The Limits of Climate Scepticism

Occasionally The Economist gets it right:
I woke up the other morning to find that I would have to confront yet another headache-inducing attempt to phase-shift my perception of reality, and that this would require wading into historical accounts of the collection and homogenisation of temperature data. On December 8th, a climate-change sceptic named Willis Eschenbach posted what he called the "smoking gun" of climate change data manipulation: a series of graphs of the uandjusted historical record of the temperature-monitoring site at the airport in Darwin, Australia, plotted against the same data as adjusted for various error factors ("homogenised") by the Global Historical Climate Network, or GHCN. Mr Eschenbach claimed the adjustment was so arbitrary, it had to be evidence of intentional manipulation.

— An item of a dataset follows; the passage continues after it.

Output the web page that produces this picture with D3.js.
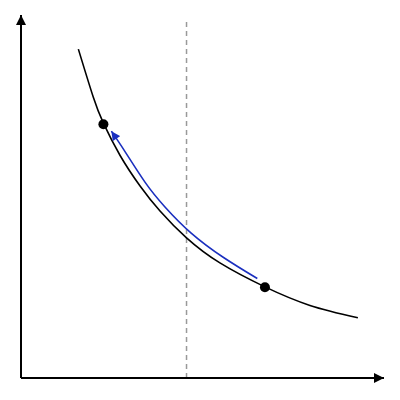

(and then, after a lengthy piece exploring the evidence and dismissing Eschenbach's claims)
So, after hours of research, I can dismiss Mr Eschenbach. But what am I supposed to do the next time I wake up and someone whose name I don't know has produced another plausible-seeming account of bias in the climate-change science? Am I supposed to invest another couple of hours in it? Do I have to waste the time of the readers of this blog with yet another long post on the subject? Why? Why do these people keep bugging us like this? Does the spirit of scientific scepticism really require that I remain forever open-minded to denialist humbug until it's shown to be wrong? At what point am I allowed to simply say, look, I've seen these kind of claims before, they always turns out to be wrong, and it's not worth my time to look into it?

Well, here's my solution to this problem: this is why we have peer review. Average guys with websites can do a lot of amazing things. One thing they cannot do is reveal statistical manipulation in climate-change studies that require a PhD in a related field to understand. So for the time being, my response to any and all further "smoking gun" claims begins with: show me the peer-reviewed journal article demonstrating the error here. Otherwise, you're a crank and this is not a story.
I couldn't have written it better myself. It's a pity that The Economist doesn't have the same sort of attitude towards Peak Oil.